Ce n’ha messo di impegno quello scalpellino che nel 1606 ha scolpito quella lapide posizionata sotto il ponte del fiume Bardello dalla parte di Gavirate a testimoniare l’edificazione dell’allora nuova costruzione che permetteva il passaggio sulle acque. La storia è tracciata dalle autorità, ma porta la firma del lavoro degli uomini semplici. Solo nel tratto iniziale del corso d’acqua, ci sono tre testimonianze particolari, per ora poco visibili, ma importanti per conoscere la vita passata in epoche diverse, grazie all’attività intelligente di coloro che lavoravano con le mani e la testa.
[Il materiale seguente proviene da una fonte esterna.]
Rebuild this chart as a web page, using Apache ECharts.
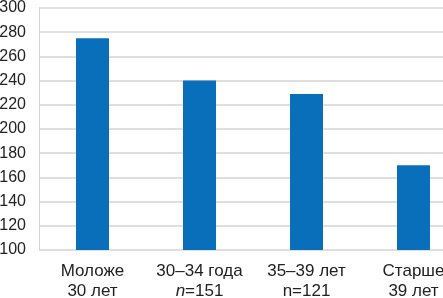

Avrà provato senz’altro soddisfazione lo scalpellino quando sarà stata posizionata con i chiari caratteri scolpiti in latino. La lapide è ancora lì a documentare il fervore religioso e il fermento lavorativo che accompagnarono la fabbrica del Sacro Monte, cioé quel gigantesco cantiere che portò alla costruzione delle 14 cappelle. Che già prima ci fosse una comunicazione tra Bardello e Gavirate mediante il fiume è indubbio, ma evidentemente si trattava di una comunicazione non in grado di sostenere le esigenze dei tanti pellegrini che sarebbero affluiti. In quell’anno 1606 Giovanni Battista Monzio, prefetto delle strade, (così si evince dalla traduzione) ordinò che fosse approntata una comunicazione perpetua con la costruzione di un ponte e di una nuova strada per chi voleva recarsi al tempio di Maria Vergine.
Poco distante dal ponte, in zona laghetto, c’è una ghiacciaia ottocentesca, non ancora visibile al pubblico, che serviva per la conservazione del pesce. Non si può non rimanere colpiti dalla sapienza edificatoria dei muratori che hanno spaccato la pietra naturale e costruito un tetto conico in beole completato da un pennacchio (è innegabile la somiglianza con le tre ghiacciaie di Cazzago Brabbia): grazie alla sua presenza, voluta dalla famiglia Quaglia, che controllava il commercio ittico sul lago di Varese e Biandronno, si è potuto conservare fino alla prima guerra mondiale tanto pesce che sarebbe confluito nei tanti mercati.
Purtroppo, il sentiero in località “Funtanitt” è difficilmente praticabile, ma la cunetta coperta d’erba esiste ancora a ridosso del fiume. Non potrebbe essere altrimenti! Perché sotto c’è una solida costruzione che porta la data, in caratteri romani, di anno XVIII. Quindi, 1940, secondo l’epoca fascista. E’ un bello salto nel tempo alla ricerca di curiosità attorno alle rive! E’ una mano felice quella del soldato del Genio, di stanza presso la caserma “Marconi” di Gavirate, dove era alloggiata la scuola allievi ufficiali, ora abbattuta: ha inciso sul cemento fresco due militari in divisa, perfette le proporzioni, sicuro il tratto. E’ un motivo che ingentilisce una delle ultime casematte, costruite per esercitazione prima e durante il secondo conflitto mondiale. Uno stretto passaggio conduce ad una apertura. All’interno buio e umido c’è una finestrella ben squadrata verso cui veniva diretta la bocca della mitragliatrice che era rivolta verso il forte di Orino. Quaranta giorni di duro lavoro per costruirla, come esercitazione durante il cosiddetto campo dei militari. Un’altra casamatta è presenta a Gavirate in un giardino privato, costruzioni per difesa fuori dal tempo, censite a tutt’oggi come beni dello Stato.